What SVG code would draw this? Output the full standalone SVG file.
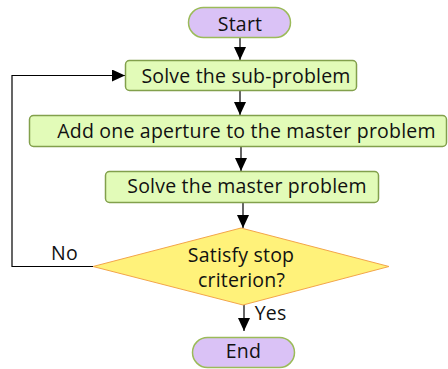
<svg xmlns="http://www.w3.org/2000/svg" width="448" height="369" viewBox="0 0 448 369">
  <style>
    .term { fill: #dac2f6; stroke: #9bbb59; stroke-width: 1.5; }
    .proc { fill: #e2fbb8; stroke: #82a04c; stroke-width: 1.5; }
    .dec { fill: #fff27a; stroke: #f3a54a; stroke-width: 1; }
    .lbl { font-family: "Open Sans", "Noto Sans", sans-serif; font-size: 19.5px; letter-spacing: 0.2px; fill: #111; text-anchor: middle; }
    .edge { fill: none; stroke: #000; stroke-width: 1.2; }
  </style>
  <defs>
    <marker id="arrow" viewBox="0 0 13 12" refX="13" refY="6" markerWidth="13" markerHeight="12" markerUnits="userSpaceOnUse" orient="auto">
      <path d="M0,0 L13,6 L0,12 z" fill="#000"/>
    </marker>
  </defs>

  <g id="connectors">
    <line class="edge" x1="240" y1="37" x2="240" y2="60" marker-end="url(#arrow)"/>
    <line class="edge" x1="240" y1="90" x2="240" y2="115" marker-end="url(#arrow)"/>
    <line class="edge" x1="241" y1="146" x2="241" y2="171" marker-end="url(#arrow)"/>
    <line class="edge" x1="243" y1="202" x2="243" y2="228" marker-end="url(#arrow)"/>
    <line class="edge" x1="244" y1="305" x2="244" y2="331" marker-end="url(#arrow)"/>
    <polyline class="edge" points="93,266.5 12,266.5 12,75.5 125,75.5" marker-end="url(#arrow)"/>
    <text class="lbl" x="64.5" y="260">No</text>
    <text class="lbl" x="270.5" y="320">Yes</text>
  </g>

  <g id="start">
    <rect class="term" x="188.5" y="7.5" width="102" height="30" rx="15"/>
    <text class="lbl" x="240" y="31">Start</text>
  </g>

  <g id="solve-sub">
    <rect class="proc" x="125.5" y="60.5" width="231" height="30" rx="4"/>
    <text class="lbl" x="246" y="83">Solve the sub-problem</text>
  </g>

  <g id="add-aperture">
    <rect class="proc" x="29.5" y="115.5" width="417" height="31" rx="4"/>
    <text class="lbl" x="246.5" y="138">Add one aperture to the master problem</text>
  </g>

  <g id="solve-master">
    <rect class="proc" x="105.5" y="171.5" width="273" height="31" rx="4"/>
    <text class="lbl" x="247" y="193">Solve the master problem</text>
  </g>

  <g id="stop-check">
    <polygon class="dec" points="241,228 389,266.5 243,305 93,266.5"/>
    <text class="lbl" x="241" y="262">Satisfy stop</text>
    <text class="lbl" x="241.5" y="287">criterion?</text>
  </g>

  <g id="end">
    <rect class="term" x="192.5" y="337.5" width="102" height="30" rx="15"/>
    <text class="lbl" x="243.5" y="358">End</text>
  </g>
</svg>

################

▶ WORK TO DO
Transcribe the material as is, with images omitted.

▶ THE OUTPUT
What SVG code would draw this? Output the full standalone SVG file.
<svg xmlns="http://www.w3.org/2000/svg" width="448" height="369" viewBox="0 0 448 369">
  <style>
    .term { fill: #dac2f6; stroke: #9bbb59; stroke-width: 1.5; }
    .proc { fill: #e2fbb8; stroke: #82a04c; stroke-width: 1.5; }
    .dec { fill: #fff27a; stroke: #f3a54a; stroke-width: 1; }
    .lbl { font-family: "Open Sans", "Noto Sans", sans-serif; font-size: 19.5px; letter-spacing: 0.2px; fill: #111; text-anchor: middle; }
    .edge { fill: none; stroke: #000; stroke-width: 1.2; }
  </style>
  <defs>
    <marker id="arrow" viewBox="0 0 13 12" refX="13" refY="6" markerWidth="13" markerHeight="12" markerUnits="userSpaceOnUse" orient="auto">
      <path d="M0,0 L13,6 L0,12 z" fill="#000"/>
    </marker>
  </defs>

  <g id="connectors">
    <line class="edge" x1="240" y1="37" x2="240" y2="60" marker-end="url(#arrow)"/>
    <line class="edge" x1="240" y1="90" x2="240" y2="115" marker-end="url(#arrow)"/>
    <line class="edge" x1="241" y1="146" x2="241" y2="171" marker-end="url(#arrow)"/>
    <line class="edge" x1="243" y1="202" x2="243" y2="228" marker-end="url(#arrow)"/>
    <line class="edge" x1="244" y1="305" x2="244" y2="331" marker-end="url(#arrow)"/>
    <polyline class="edge" points="93,266.5 12,266.5 12,75.5 125,75.5" marker-end="url(#arrow)"/>
    <text class="lbl" x="64.5" y="260">No</text>
    <text class="lbl" x="270.5" y="320">Yes</text>
  </g>

  <g id="start">
    <rect class="term" x="188.5" y="7.5" width="102" height="30" rx="15"/>
    <text class="lbl" x="240" y="31">Start</text>
  </g>

  <g id="solve-sub">
    <rect class="proc" x="125.5" y="60.5" width="231" height="30" rx="4"/>
    <text class="lbl" x="246" y="83">Solve the sub-problem</text>
  </g>

  <g id="add-aperture">
    <rect class="proc" x="29.5" y="115.5" width="417" height="31" rx="4"/>
    <text class="lbl" x="246.5" y="138">Add one aperture to the master problem</text>
  </g>

  <g id="solve-master">
    <rect class="proc" x="105.5" y="171.5" width="273" height="31" rx="4"/>
    <text class="lbl" x="247" y="193">Solve the master problem</text>
  </g>

  <g id="stop-check">
    <polygon class="dec" points="241,228 389,266.5 243,305 93,266.5"/>
    <text class="lbl" x="241" y="262">Satisfy stop</text>
    <text class="lbl" x="241.5" y="287">criterion?</text>
  </g>

  <g id="end">
    <rect class="term" x="192.5" y="337.5" width="102" height="30" rx="15"/>
    <text class="lbl" x="243.5" y="358">End</text>
  </g>
</svg>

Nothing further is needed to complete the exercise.